Nel caso di Xiaomi, vista l’iscrizione avvenuta ieri si verificheranno una serie di conseguenze: la più significativa delle quali è l’obbligo per tutti i cittadini USA di cancellare i propri investimenti entro il prossimo novembre. Di fatto per Xiaomi e per tutte le altre aziende iscritte in questa blacklist non sarà più accessibile la Borsa di Wall Street, né sarà possibile rastrellare capitali privati in qualsiasi altra forma: nulla accadrà per quanto attiene la possibilità di vendere e acquistare componenti e tecnologia negli Stati Uniti o con aziende statunitensi, quindi grattacapi finanziari a parte per Xiaomi non cambierà granché nella vita di tutti i giorni.
Nel frattempo la reazione di Xiaomi è arrivata, ma la cinese prende tempo: “Come azienda rispettiamo sempre le leggi e operiamo in accordo con le leggi e i regolamenti delle giurisdizioni dove facciamo affari. L’azienda ribadisce che fornisce prodotti e servizi destinati a usi civili e commerciali. L’azienda ribadisce che non è di proprietà, controllata o affiliata all’Esercito cinese, né ricade nella definizione di “Azienda Comunista Militare Cinese” come definito dalla NDAA. L’azienda prenderà le appropriate iniziative per proteggere l’interesse dell’azienda stessa e dei suoi azionisti”. Il comunicato si conclude promettendo altri annunci più avanti, non appena sarà compresa appieno la portata di questa novità.
Una guerra “commerciale”
Le guerre del 21simo secolo non si combattono più solo con le armi: dazi e blacklist sono un ottimo metodo per colpire il portafogli dei propri nemici, provocando danni e conseguenze del tutto analoghe a quelle di un conflitto armato. Quella scoppiata tra Cina e Stati Uniti è a tutti gli effetti una guerra, “commerciale” ma sempre di guerra si tratta: Trump aveva riposto molte delle proprie speranze rispetto alla sua politica estera in questo braccio di ferro, colpendo la più famosa azienda di Pechino e facendone un esempio per tutte le altre. Huawei è stata messa fuori gioco nel settore degli smartphone, ormai dopo due anni è diventato davvero difficile lottare ad armi pari con i suoi concorrenti, ed è stata messa in difficoltà anche nel campo delle infrastrutture: TikTok, WeChat, Tencent e ora Xiaomi sono altri bersagli tecnologici che la Casa Bianca ha deciso di colpire.

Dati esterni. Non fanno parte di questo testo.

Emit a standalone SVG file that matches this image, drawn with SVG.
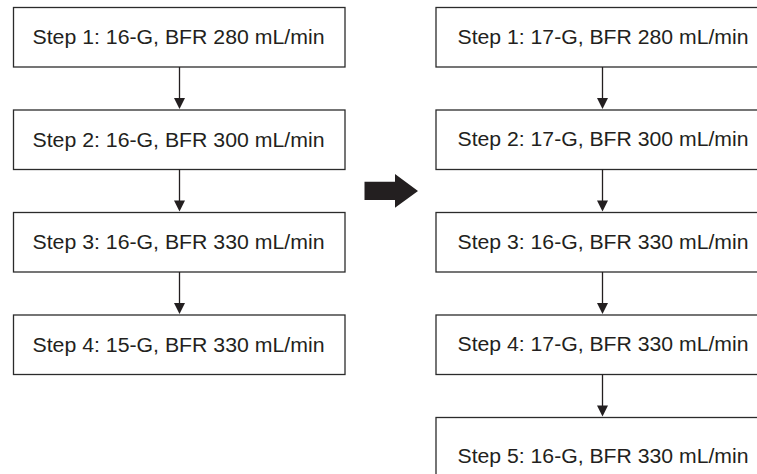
<svg xmlns="http://www.w3.org/2000/svg" width="757" height="474" viewBox="0 0 757 474">
<defs>
<style>
.box{fill:#fff;stroke:#2b2b2b;stroke-width:1.3}
.lbl{font-family:"Liberation Sans",Arial,sans-serif;font-size:19.5px;fill:#231f20;text-anchor:middle}
.con{stroke:#231f20;stroke-width:1.3;fill:none}
.head{fill:#231f20}
</style>
</defs>
<rect width="757" height="474" fill="#fff"/>
<g id="L1"><rect class="box" x="13.5" y="7.5" width="331.5" height="59.5"/><text class="lbl" x="178.5" y="44" textLength="292" lengthAdjust="spacingAndGlyphs">Step 1: 16-G, BFR 280 mL/min</text></g>
<g id="L2"><rect class="box" x="13.5" y="110" width="331.5" height="59.5"/><text class="lbl" x="178.5" y="146.5" textLength="292" lengthAdjust="spacingAndGlyphs">Step 2: 16-G, BFR 300 mL/min</text></g>
<g id="L3"><rect class="box" x="13.5" y="212.5" width="331.5" height="59.5"/><text class="lbl" x="178.5" y="249" textLength="292" lengthAdjust="spacingAndGlyphs">Step 3: 16-G, BFR 330 mL/min</text></g>
<g id="L4"><rect class="box" x="13.5" y="315" width="331.5" height="59.5"/><text class="lbl" x="178.5" y="351.7" textLength="292" lengthAdjust="spacingAndGlyphs">Step 4: 15-G, BFR 330 mL/min</text></g>
<g id="R1"><rect class="box" x="436" y="7.5" width="333" height="59.5"/><text class="lbl" x="603" y="43.5" textLength="291" lengthAdjust="spacingAndGlyphs">Step 1: 17-G, BFR 280 mL/min</text></g>
<g id="R2"><rect class="box" x="436" y="110" width="333" height="59.5"/><text class="lbl" x="603" y="146" textLength="291" lengthAdjust="spacingAndGlyphs">Step 2: 17-G, BFR 300 mL/min</text></g>
<g id="R3"><rect class="box" x="436" y="212.5" width="333" height="59.5"/><text class="lbl" x="603" y="248.5" textLength="291" lengthAdjust="spacingAndGlyphs">Step 3: 16-G, BFR 330 mL/min</text></g>
<g id="R4"><rect class="box" x="436" y="315" width="333" height="59.5"/><text class="lbl" x="603" y="351" textLength="291" lengthAdjust="spacingAndGlyphs">Step 4: 17-G, BFR 330 mL/min</text></g>
<g id="R5"><rect class="box" x="436" y="417.5" width="333" height="80"/><text class="lbl" x="603" y="463" textLength="291" lengthAdjust="spacingAndGlyphs">Step 5: 16-G, BFR 330 mL/min</text></g>
<g id="connectors">
<line class="con" x1="179.5" y1="67" x2="179.5" y2="100"/><polygon class="head" points="174,98 185,98 179.5,109"/>
<line class="con" x1="179.5" y1="169.5" x2="179.5" y2="202.5"/><polygon class="head" points="174,200.5 185,200.5 179.5,211.5"/>
<line class="con" x1="179.5" y1="272" x2="179.5" y2="305"/><polygon class="head" points="174,303 185,303 179.5,314"/>
<line class="con" x1="602.5" y1="67" x2="602.5" y2="100"/><polygon class="head" points="597,98 608,98 602.5,109"/>
<line class="con" x1="602.5" y1="169.5" x2="602.5" y2="202.5"/><polygon class="head" points="597,200.5 608,200.5 602.5,211.5"/>
<line class="con" x1="602.5" y1="272" x2="602.5" y2="305"/><polygon class="head" points="597,303 608,303 602.5,314"/>
<line class="con" x1="602.5" y1="374.5" x2="602.5" y2="407.5"/><polygon class="head" points="597,405.5 608,405.5 602.5,416.5"/>
</g>
<g id="bigArrow"><polygon fill="#231f20" points="364.5,181.7 395,181.7 395,174 418,191 395,207.7 395,200 364.5,200"/></g>
</svg>
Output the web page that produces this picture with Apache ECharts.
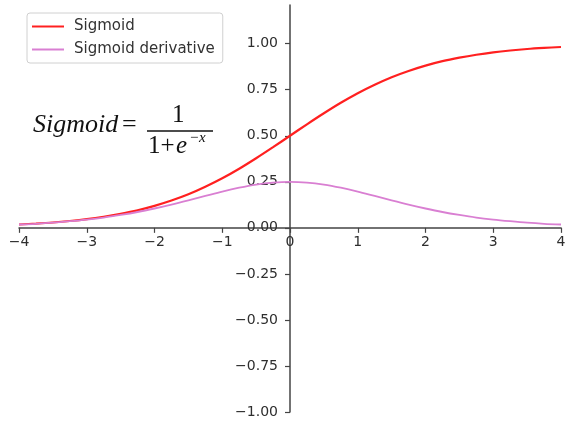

Va detto, e sono dati recentissimi, che la strategia di Trump non sembra aver avuto molto successo tranne che per quanto attiene Huawei: i numeri dell’export cinese, nonostante la pandemia, sono in crescita – niente affatto penalizzati dalla politica trumpiana. Una delle aziende che ha fatto segnare la crescita più sostanziosa è stata per l’appunto Xiaomi: che ha finito per colmare il vuoto lasciato da Huawei sul mercato, ha iniziato a scalare le classifiche di vendita e secondo alcuni analisti ha finito anche per superare Apple. Poi c’è la questione introiti: con un catalogo amplissimo, Xiaomi si è anche impegnata a lanciare prodotti di fascia alta (quelli più remunerativi) per far crescere anche il fatturato oltre alle vendite.
Con l’uscita di scena di Trump, non è chiaro quale politica estera intenderà perseguire il prossimo presidente Joe Biden: che ha anticipato di non essere esattamente filo-cinese e di aver tutta l’intenzione di continuare il confronto serrato con Pechino (pur perseguendo una “strategia più coerente”). A luglio scadrà l’attuale ordine esecutivo che ha congelato definitivamente il business consumer di Huawei, l’uscita dei capitali a stelle&strisce da Xiaomi dovrebbe avvenire entro novembre: difficile che questa sia la priorità di Biden per i suoi primi 100 giorni dall’insediamento, dunque dovremo aspettare qualche mese per capire meglio cosa accadrà.